Critical pedagogy is a philosophy of education described by Henry Giroux as an "educational movement, guided by passion and principle, to help students develop consciousness of freedom, recognize authoritarian tendencies, and connect knowledge to power and the ability to take constructive action."[1]
Based in Marxist theory, critical pedagogy draws on radical democracy, anarchism, feminism, and other movements that strive for what they describe as social justice. Critical pedagogue Ira Shor defines critical pedagogy as:
"Habits of thought, reading, writing, and speaking which go beneath surface meaning, first impressions, dominant myths, official pronouncements, traditional clichés, received wisdom, and mere opinions, to understand the deep meaning, root causes, social context, ideology, and personal consequences of any action, event, object, process, organization, experience, text, subject matter, policy, mass media, or discourse." (Empowering Education, 129)

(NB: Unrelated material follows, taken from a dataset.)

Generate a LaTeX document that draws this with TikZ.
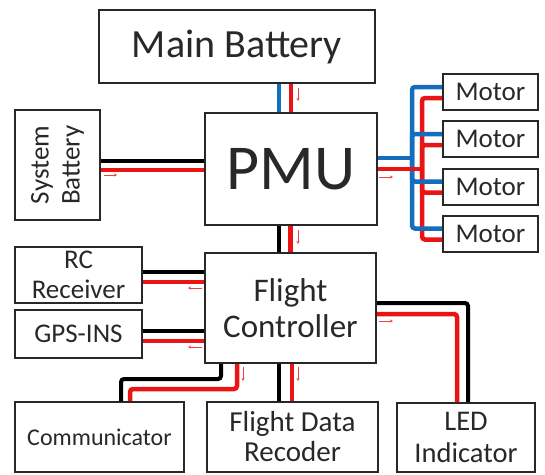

Critical pedagogy includes relationships between teaching and learning. Its proponents claim that it is a continuous process of what they call "unlearning," "learning," and "relearning," "reflection," "evaluation," and the impact that these actions have on the students, in particular students whom they believe have been historically and continue to be disenfranchised by what they call "traditional schooling."
Philosopher John Searle[2] suggests that, despite the "opaque prose" and lofty claims of Giroux, he interprets the goal of Giroux's form of critical pedagogy "to create political radicals", thus highlighting the contestable and antagonistic moral and political grounds of the ideals of citizenship and "public wisdom"; these varying moral perspectives of what is "right" are to be found in what John Dewey [3] has referred to as the tensions between traditional and progressive education.
Examples in the Classroom
As mentioned briefly in the background information, Ira Shor, a professor at the City University of New York, provides for an example of how critical pedagogy is used in the classroom. Shor develops these themes in looking at the use of Freirean teaching methods in the context of everyday life of classrooms, in particular, institutional settings. Shor suggests that the whole curriculum of the classroom must be re-examined and reconstructed. He favors a change of role of the student from object to active, critical subject. In doing so, Shor suggests that students undergo a struggle for ownership of themselves. Shor states that students have previously been lulled into a sense of complacency by the circumstances of everyday life and through the processes of the classroom, they can begin to envision and strive for something different for themselves.
Of course achieving such a goal isn't automatic nor easy, as Shor suggests that the role of the teacher is critical to this process. Students need to be helped by teachers to separate themselves from unconditional acceptance of the conditions of their own existence and once this separation is achieved, then students may be prepared for critical re-entry into an examination of everyday life. In a classroom environment that achieves such liberating intent, one of the potential outcomes is that the students themselves assume more responsibility for the class. Power is thus distributed amongst the group and the role of the teacher becomes much more mobile, not to mention more challenging. This encourages growth of each student’s intellectual character rather than a mere “mimicry of the professorial style.